Published June 5, 2026 | Version 1.0.2

The Theory of Everything: Or At Least a Lot of Stuff

Description

Paper Te is a synthesis statement for Light Frame Cadence Theory (LFCT), examining whether the framework possesses a common structural object analogous to the role played by the action in classical and modern physics. Rather than proposing a conventional Theory of Everything in the string-theoretic or grand-unification sense, the paper investigates the LFCT translation operator C_0 / kappa_TS = 1 / c^3 as a recurring structural reading that appears across multiple physical domains.

The paper develops a cross-domain unification table spanning gravity, nuclear physics, atomic physics, cosmology, and relativity, while preserving explicit tier discipline between theorem-tier derivations, structural identifications, and candidate amplitude-band results. Recent zero-free-parameter LFCT results are assembled into a single framework view, including the fine-structure constant alpha, gravitational coupling alpha_G, neutron-star radius, Lorentz-factor structural source, galaxy-scale acceleration structure, gravitational slip, and radiative-decay architectures.
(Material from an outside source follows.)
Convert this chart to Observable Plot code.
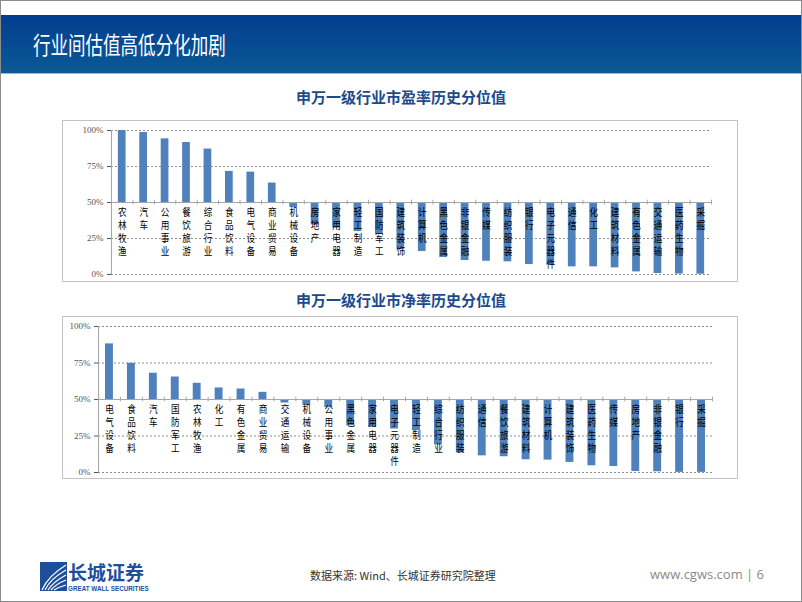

The central claim is not that LFCT solves every open problem in physics, but that a small set of cadence-based primitives and a common translation operator provide a shared structural reading across observables that mainstream physics typically treats as separate. The paper explicitly identifies both the framework's successful predictive surfaces and the major open problems that remain outside its current scope. It is therefore a synthesis of what LFCT presently closes, what it structurally identifies, and what remains unresolved.